Math 300: Fundamental concepts of mathematics
Spring 2012

Instructor: Paul Hacking, LGRT 1235H,
TA: Nate Harman,

Classes: Mondays, Wednesdays, and Fridays, 12:20PM - 1:10PM, in LGRT 119.
Coseminar: Tuesdays, 4PM-4:50PM/5:05-5:55PM/6:10-7PM in LGRT 1322.
Office hours: Mondays 4-5PM and Tuesdays 3-4PM in LGRT 1235H (Paul Hacking); Thursdays 1:15-2:15PM and Fridays 2:30-3:30PM in LGRT 1117 (Nate Harman).

Course text: An introduction to mathematical thinking, by W. Gilbert and S. Vanstone, Prentice Hall 2004. googlebooks.

Prerequisites: Math 132.

Overview of course

The goal is that you learn to read, understand, and construct coherent, logically correct proofs, so that you may more easily make the transition from calculus to the more theoretical junior-senior courses, especially abstract algebra and modern analysis. Starting with explicit axioms and precisely stated definitions, you will systematically develop basic propositions about integers and modular arithmetic, induction and recursion, real numbers, infinite sets, and such other topics as time may allow. You will be provided with the needed background about logic, sets, and functions. For nearly every class you will create written mathematical proofs. You are expected to participate actively in class, including at the co-seminar.

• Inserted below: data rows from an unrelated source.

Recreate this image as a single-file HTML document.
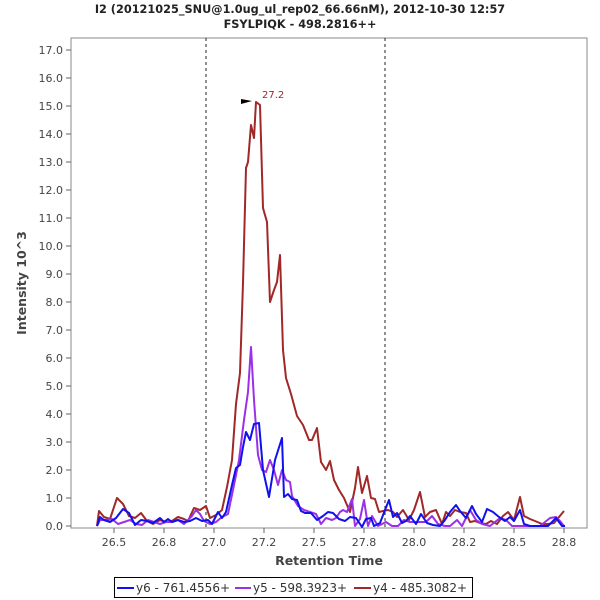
<!DOCTYPE html>
<html><head><meta charset="utf-8"><style>body{margin:0;background:#fff}svg{display:block}</style></head><body>
<svg width="600" height="600" xmlns="http://www.w3.org/2000/svg" font-family="DejaVu Sans, Liberation Sans, sans-serif">
<rect width="600" height="600" fill="#fff"/>
<text x="300" y="13" text-anchor="middle" font-size="11.3" font-weight="bold" fill="#222">I2 (20121025_SNU@1.0ug_ul_rep02_66.66nM), 2012-10-30 12:57</text>
<text x="300" y="28" text-anchor="middle" font-size="11.3" font-weight="bold" fill="#222">FSYLPIQK - 498.2816++</text>
<rect x="71" y="38" width="516" height="490" fill="#fff" stroke="#888" stroke-width="1"/>
<g stroke="#666" stroke-width="1">
<line x1="66" y1="526" x2="71" y2="526"/><line x1="66" y1="498" x2="71" y2="498"/><line x1="66" y1="470" x2="71" y2="470"/><line x1="66" y1="442" x2="71" y2="442"/><line x1="66" y1="414" x2="71" y2="414"/><line x1="66" y1="386" x2="71" y2="386"/><line x1="66" y1="358" x2="71" y2="358"/><line x1="66" y1="330" x2="71" y2="330"/><line x1="66" y1="302" x2="71" y2="302"/><line x1="66" y1="274" x2="71" y2="274"/><line x1="66" y1="246" x2="71" y2="246"/><line x1="66" y1="218" x2="71" y2="218"/><line x1="66" y1="190" x2="71" y2="190"/><line x1="66" y1="162" x2="71" y2="162"/><line x1="66" y1="134" x2="71" y2="134"/><line x1="66" y1="106" x2="71" y2="106"/><line x1="66" y1="78" x2="71" y2="78"/><line x1="66" y1="50" x2="71" y2="50"/>
<line x1="114" y1="528" x2="114" y2="533"/><line x1="164" y1="528" x2="164" y2="533"/><line x1="214" y1="528" x2="214" y2="533"/><line x1="264" y1="528" x2="264" y2="533"/><line x1="314" y1="528" x2="314" y2="533"/><line x1="364" y1="528" x2="364" y2="533"/><line x1="414" y1="528" x2="414" y2="533"/><line x1="464" y1="528" x2="464" y2="533"/><line x1="514" y1="528" x2="514" y2="533"/><line x1="564" y1="528" x2="564" y2="533"/>
</g>
<g font-size="11" fill="#444" text-anchor="end">
<text x="63" y="530">0.0</text><text x="63" y="502">1.0</text><text x="63" y="474">2.0</text><text x="63" y="446">3.0</text><text x="63" y="418">4.0</text><text x="63" y="390">5.0</text><text x="63" y="362">6.0</text><text x="63" y="334">7.0</text><text x="63" y="306">8.0</text><text x="63" y="278">9.0</text><text x="63" y="250">10.0</text><text x="63" y="222">11.0</text><text x="63" y="194">12.0</text><text x="63" y="166">13.0</text><text x="63" y="138">14.0</text><text x="63" y="110">15.0</text><text x="63" y="82">16.0</text><text x="63" y="54">17.0</text>
</g>
<g font-size="11" fill="#444" text-anchor="middle">
<text x="114" y="546">26.5</text><text x="164" y="546">26.8</text><text x="214" y="546">27.0</text><text x="264" y="546">27.2</text><text x="314" y="546">27.5</text><text x="364" y="546">27.8</text><text x="414" y="546">28.0</text><text x="464" y="546">28.2</text><text x="514" y="546">28.5</text><text x="564" y="546">28.8</text>
</g>
<text x="329" y="565" text-anchor="middle" font-size="12.5" font-weight="bold" fill="#444">Retention Time</text>
<text transform="translate(26,283) rotate(-90)" text-anchor="middle" font-size="12.5" font-weight="bold" fill="#444">Intensity 10^3</text>
<line x1="206" y1="38" x2="206" y2="528" stroke="#222" stroke-dasharray="3,3"/>
<line x1="385" y1="38" x2="385" y2="528" stroke="#222" stroke-dasharray="3,3"/>
<g fill="none" stroke-width="2" stroke-linejoin="round">
<polyline stroke="#a02828" points="97,526 99,511 104,517 110,519 117,498 123,504 129,516 135,518 141,513 147,521 153,524 160,520 166,522 172,521 178,517 184,519 188,521 194,508 200,510 206,506 210,518 216,515 222,510 227,487 232,460 236,404 240,373 243,283 246,168 248,162 251,125 254,138 256,102 260,105 263,208 267,222 270,302 274,290 277,282 280,255 283,350 286,378 291,394 297,416 303,425 309,440 312,440 317,428 321,462 326,470 330,461 334,480 339,490 344,498 350,512 355,488 358,467 362,493 367,476 371,498 375,499 379,512 383,511 388,510 393,512 397,517 403,510 409,520 414,510 420,492 425,517 430,512 436,510 442,524 446,512 450,516 455,510 460,512 466,513 470,522 475,521 480,523 486,524 491,521 497,524 503,516 508,512 514,520 520,497 524,516 530,519 535,521 542,524 548,524 554,523 559,517 564,511"/>
<polyline stroke="#9a30e8" points="97,526 100,520 106,520 112,519 118,524 124,522 130,520 136,524 142,525 148,520 154,522 160,524 166,522 172,522 178,520 184,524 192,516 196,510 200,514 204,521 210,524 216,522 222,517 228,514 234,485 239,460 244,420 248,392 251,347 254,400 258,455 262,470 266,472 270,460 274,470 278,485 282,470 286,480 290,482 292,496 298,506 304,510 310,512 316,514 321,524 326,518 332,520 336,518 340,512 343,510 347,512 352,499 355,526 360,519 364,500 368,526 372,516 378,526 386,522 392,526 398,526 404,520 410,522 418,522 426,522 432,516 438,524 445,526 450,526 457,520 462,526 470,510 476,520 482,524 490,526 500,518 506,520 512,526 520,526 530,526 540,526 550,518 556,517 560,521 564,526"/>
<polyline stroke="#1010f0" points="97,526 100,517 104,520 110,522 116,518 123,509 129,513 135,525 141,520 147,521 153,523 160,518 164,522 168,519 172,522 178,520 184,522 190,521 196,518 202,521 208,520 212,524 218,512 222,518 226,512 232,485 236,468 240,465 243,447 246,432 250,440 254,424 259,423 263,470 269,497 275,460 282,438 284,497 288,494 292,499 297,500 301,511 305,513 311,513 317,520 323,516 328,512 333,513 339,519 345,521 350,517 356,518 362,527 366,519 371,518 374,526 380,523 385,510 389,500 393,517 397,513 402,523 406,521 410,516 416,524 421,514 427,523 433,525 440,526 445,520 450,512 456,505 460,511 466,518 472,506 476,514 482,522 487,509 493,512 499,517 505,521 510,517 514,521 520,510 524,524 530,526 540,526 548,526 556,518 562,526 565,526"/>
</g>
<polygon points="241,99 252,101 241,104" fill="#000"/>
<text x="262" y="98" font-size="10" fill="#a02828">27.2</text>
<rect x="114.5" y="577.5" width="358" height="20" fill="#fff" stroke="#000"/>
<g font-size="12" fill="#333">
<line x1="117" y1="588" x2="134" y2="588" stroke="#1010f0" stroke-width="2"/><text x="136" y="592">y6 - 761.4556+</text>
<line x1="235" y1="588" x2="251" y2="588" stroke="#9a30e8" stroke-width="2"/><text x="253" y="592">y5 - 598.3923+</text>
<line x1="354" y1="588" x2="371" y2="588" stroke="#a02828" stroke-width="2"/><text x="373" y="592">y4 - 485.3082+</text>
</g>
</svg>
</body></html>
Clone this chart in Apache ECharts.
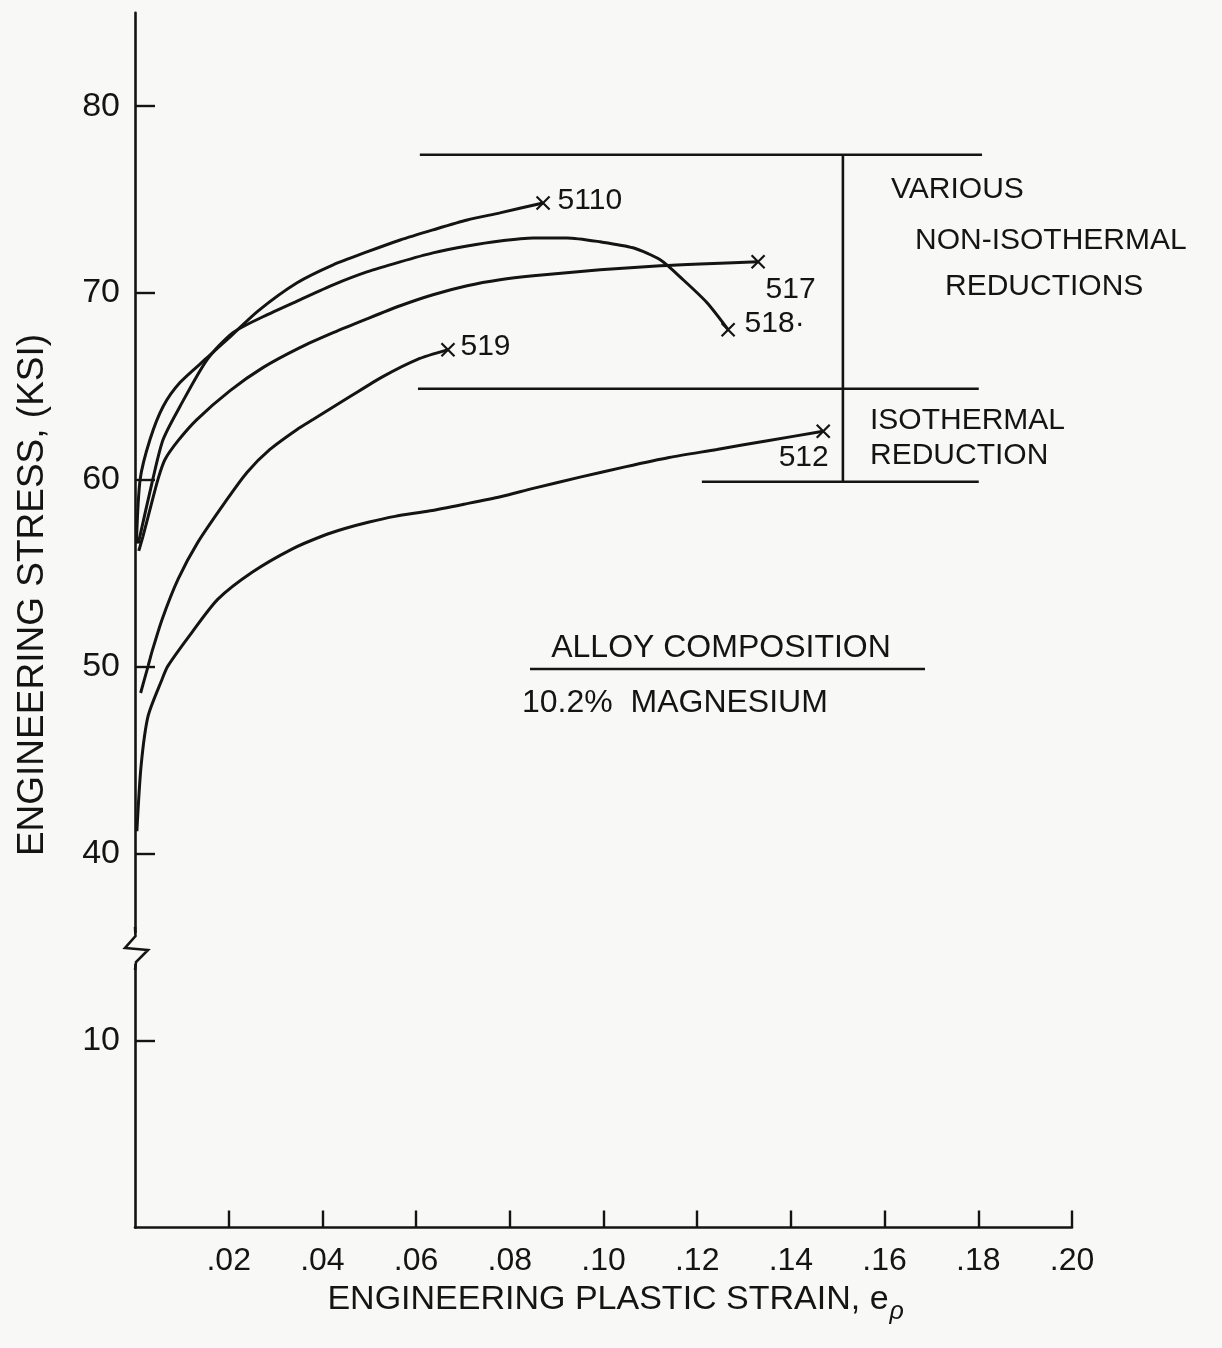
<!DOCTYPE html>
<html>
<head>
<meta charset="utf-8">
<script src="https://cdn.jsdelivr.net/npm/echarts@6/dist/echarts.min.js"></script>
<style>
html,body{margin:0;padding:0;background:#f8f8f6;}
#chart{width:1222px;height:1348px;}
</style>
</head>
<body>
<div id="chart"></div>
<script>
// ---------------- DATA ----------------
const xTickValues = [0.02, 0.04, 0.06, 0.08, 0.10, 0.12, 0.14, 0.16, 0.18, 0.20];
const xTickLabels = ['.02', '.04', '.06', '.08', '.10', '.12', '.14', '.16', '.18', '.20'];
const yTickValues = [10, 40, 50, 60, 70, 80];
const yTickLabels = ['10', '40', '50', '60', '70', '80'];
const yBreakFrom = 10;   // axis is broken between 10 and 40 ksi
const yBreakTo = 40;

const strain5110 = [0.0003, 0.0011, 0.0032, 0.0060, 0.0096, 0.0154, 0.0203, 0.0263, 0.0346, 0.0423, 0.0495, 0.0566, 0.0636, 0.0709, 0.0779, 0.0871];
const stress5110 = [56.6, 60.03, 62.16, 63.93, 65.21, 66.54, 67.66, 69.05, 70.55, 71.51, 72.20, 72.84, 73.38, 73.91, 74.29, 74.82];

const strain518 = [0.0007, 0.0038, 0.0060, 0.0096, 0.0154, 0.0209, 0.0273, 0.0352, 0.0423, 0.0495, 0.0566, 0.0636, 0.0709, 0.0779, 0.0850, 0.0922, 0.0993, 0.1063, 0.1121, 0.1170, 0.1221, 0.1266];
const stress518 = [56.6, 60.03, 62.16, 63.93, 66.44, 67.88, 68.73, 69.64, 70.44, 71.13, 71.67, 72.15, 72.52, 72.79, 72.95, 72.95, 72.74, 72.42, 71.78, 70.71, 69.48, 68.04];

const strain517 = [0.0008, 0.0017, 0.0032, 0.0049, 0.0064, 0.0092, 0.0132, 0.0203, 0.0273, 0.0352, 0.0423, 0.0495, 0.0566, 0.0636, 0.0709, 0.0779, 0.0850, 0.0993, 0.1121, 0.1206, 0.1330];
const stress517 = [56.2, 56.98, 58.42, 60.03, 61.09, 62.1, 63.23, 64.78, 66.01, 67.08, 67.88, 68.62, 69.32, 69.91, 70.39, 70.71, 70.92, 71.24, 71.46, 71.56, 71.67];

const strain519 = [0.0012, 0.0028, 0.0036, 0.0058, 0.0092, 0.0134, 0.0192, 0.0239, 0.0288, 0.0346, 0.0380, 0.0459, 0.0529, 0.0602, 0.0668];
const stress519 = [48.6, 50.04, 50.79, 52.55, 54.69, 56.66, 58.8, 60.4, 61.63, 62.7, 63.23, 64.46, 65.53, 66.44, 66.97];

const strain512 = [0.0004, 0.0013, 0.0028, 0.0058, 0.0070, 0.0122, 0.0177, 0.0250, 0.0335, 0.0400, 0.0448, 0.0500, 0.0555, 0.0630, 0.0702, 0.0780, 0.0850, 0.0950, 0.1046, 0.1140, 0.1242, 0.1350, 0.1469];
const stress512 = [41.2, 44.7, 47.37, 49.35, 50.04, 51.86, 53.62, 55.06, 56.3, 57.0, 57.4, 57.75, 58.05, 58.35, 58.7, 59.1, 59.55, 60.15, 60.7, 61.2, 61.63, 62.1, 62.6];

// bracket lines grouping the specimens
const bracketTopStress = 77.4;
const bracketTopStrain = [0.0608, 0.1808];
const bracketMidStress = 64.88;
const bracketMidStrain = [0.0604, 0.1801];
const bracketBotStress = 59.9;
const bracketBotStrain = [0.1210, 0.1801];
const bracketVertStrain = 0.1511;

// ---------------- STYLE ----------------
const INK = '#141414';
const BG = '#f8f8f6';
const FONT = '"Liberation Sans", Arial, sans-serif';

// broken-axis scale: 0-10 ksi and 40-80 ksi, each tick step drawn equal
function toVisual(s) {
  if (s <= yBreakFrom) return s / 10;
  if (s < yBreakTo) return 1 + (s - yBreakFrom) / (yBreakTo - yBreakFrom);
  return 2 + (s - yBreakTo) / 10;
}
function pairs(xs, ys) { return xs.map((x, i) => [x, toVisual(ys[i])]); }

const curves = [
  { name: '5110', xs: strain5110, ys: stress5110, label: '5110', dx: 17, dy: 0, align: 'left' },
  { name: '518', xs: strain518, ys: stress518, label: '518·', dx: 19, dy: -3, align: 'left' },
  { name: '517', xs: strain517, ys: stress517, label: '517', dx: 10, dy: 30, align: 'left' },
  { name: '519', xs: strain519, ys: stress519, label: '519', dx: 15, dy: 0, align: 'left' },
  { name: '512', xs: strain512, ys: stress512, label: '512', dx: 8, dy: 29, align: 'right' }
];

const series = curves.map(c => ({
  type: 'line', name: c.name, data: pairs(c.xs, c.ys),
  smooth: 0.25, symbol: 'none', silent: true,
  lineStyle: { color: INK, width: 3 }, z: 3
}));

const SYM = 13;
series.push({
  type: 'scatter', name: 'fracture',
  symbol: 'path://M0 0L10 10M10 0L0 10', symbolSize: SYM,
  itemStyle: { color: 'none', borderColor: INK, borderWidth: 2.2, opacity: 1 },
  data: curves.map(c => ({
    value: [c.xs[c.xs.length - 1], toVisual(c.ys[c.ys.length - 1])],
    label: {
      show: true, formatter: c.label,
      position: [SYM / 2 + c.dx, SYM / 2 + c.dy],
      align: c.align, verticalAlign: 'middle', opacity: 1,
      color: INK, fontFamily: FONT, fontSize: 30
    }
  })),
  z: 4, silent: true
});

function segment(name, a, b) {
  return {
    type: 'line', name: name, data: [a, b], symbol: 'none', silent: true,
    lineStyle: { color: INK, width: 2.6 }, z: 2
  };
}
series.push(segment('bracketTop', [bracketTopStrain[0], toVisual(bracketTopStress)], [bracketTopStrain[1], toVisual(bracketTopStress)]));
series.push(segment('bracketMid', [bracketMidStrain[0], toVisual(bracketMidStress)], [bracketMidStrain[1], toVisual(bracketMidStress)]));
series.push(segment('bracketBot', [bracketBotStrain[0], toVisual(bracketBotStress)], [bracketBotStrain[1], toVisual(bracketBotStress)]));
series.push(segment('bracketVert', [bracketVertStrain, toVisual(bracketTopStress)], [bracketVertStrain, toVisual(bracketBotStress)]));

function txt(text, x, y, size, align, extra, fontPrefix) {
  return Object.assign({
    type: 'text', x: x, y: y, z: 10, silent: true,
    style: { text: text, fill: INK, font: (fontPrefix || '') + size + 'px ' + FONT, align: align || 'left', verticalAlign: 'middle' }
  }, extra || {});
}

// measure main x-title to place the subscript
const ctx = document.createElement('canvas').getContext('2d');
ctx.font = '34px ' + FONT;
const xTitleMain = 'ENGINEERING PLASTIC STRAIN, e';
const xTitleW = ctx.measureText(xTitleMain).width;
const xTitleLeft = 608 - xTitleW / 2;

const graphics = [
  txt('VARIOUS', 891, 190, 30),
  txt('NON-ISOTHERMAL', 915, 241, 30),
  txt('REDUCTIONS', 945, 287, 30),
  txt('ISOTHERMAL', 870, 421, 30),
  txt('REDUCTION', 870, 456, 30),
  txt('ALLOY COMPOSITION', 721, 648, 32, 'center'),
  { type: 'line', z: 10, silent: true, shape: { x1: 530, y1: 669, x2: 925, y2: 669 }, style: { stroke: INK, lineWidth: 2.6 } },
  txt('10.2%  MAGNESIUM', 522, 703, 32),
  txt('ENGINEERING STRESS, (KSI)', 33, 595, 37, 'center', { rotation: Math.PI / 2 }),
  txt(xTitleMain, xTitleLeft, 1300, 34),
  txt('ρ', xTitleLeft + xTitleW + 1, 1312, 25, 'left', null, 'italic '),
  // axis break mark
  { type: 'rect', z: 20, silent: true, shape: { x: 130, y: 933, width: 11, height: 31 }, style: { fill: BG } },
  { type: 'polyline', z: 21, silent: true, shape: { points: [[135, 927], [135.5, 936], [125, 948], [148, 950], [136, 962], [135, 970]] }, style: { stroke: INK, lineWidth: 2.6, fill: null } }
];

const chart = echarts.init(document.getElementById('chart'));
chart.setOption({
  backgroundColor: BG,
  animation: false,
  grid: { left: 135, right: 150, top: 12.7, bottom: 120.5, outerBoundsMode: 'none', containLabel: false },
  xAxis: {
    type: 'value', min: 0, max: 0.2, interval: 0.02,
    axisLine: { show: true, lineStyle: { color: INK, width: 2.6 } },
    axisTick: { show: true, inside: true, length: 17, customValues: xTickValues, lineStyle: { color: INK, width: 2.4 } },
    splitLine: { show: false },
    axisLabel: {
      color: INK, fontFamily: FONT, fontSize: 32, margin: 18,
      customValues: xTickValues,
      formatter: v => {
        const i = xTickValues.findIndex(t => Math.abs(t - v) < 1e-9);
        return i >= 0 ? xTickLabels[i] : '';
      }
    }
  },
  yAxis: {
    type: 'value', min: 0, max: 6.5, interval: 1,
    axisLine: { show: true, lineStyle: { color: INK, width: 2.6 } },
    axisTick: { show: true, inside: true, length: 20, customValues: yTickValues.map(toVisual), lineStyle: { color: INK, width: 2.4 } },
    splitLine: { show: false },
    axisLabel: {
      color: INK, fontFamily: FONT, fontSize: 34, margin: 15,
      customValues: yTickValues.map(toVisual),
      formatter: v => {
        const i = yTickValues.findIndex(t => Math.abs(toVisual(t) - v) < 1e-9);
        return i >= 0 ? yTickLabels[i] : '';
      }
    }
  },
  series: series,
  graphic: graphics
});
</script>
</body>
</html>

We will cover Chapters 1-6 and 8 of the textbook.

Class log


There will be weekly homework, due at the beginning of Wednesday's class. (First homework due Wednesday 2/1/12.)

Homework sets


There will be two midterm exams and one final exam as follows: Midterm 1 Wednesday 2/29/12, 7-8:30PM, in LGRT 119; Midterm 2 Wednesday 4/11/12, 7-8:30PM, in LGRT 119; Final exam Tuesday 5/8/12, 10:30AM-12:30PM, in LGRC A301.

The syllabus for Midterm 1 is Chapters 1, 4, and 2 of the textbook. The review questions for Midterm 1 are here. The first midterm exam is here.

Midterm 2 will cover the material up to and including cardinality, with a strong emphasis on the material covered since Midterm 1, that is, congruence, equivalence relations, functions, and cardinality (corresponding to Homeworks 5,6,7,8 and the review questions, and roughly corresponding to Chapters 3,5,6 of the textbook). The review questions for Midterm 2 are here. The second midterm exam is here.

The final exam will cover the whole course, corresponding to Chapters 1,2,3,4,5,6, and 8 of the textbook. The review questions for the final exam are here.

Calculators, notes, and the textbook are not allowed on exams and quizzes. You should bring your student ID (UCard) to each exam.


Your course grade will be computed as follows: Homeworks and quizzes 30%, Midterm exams 20% each, Final exam 30%.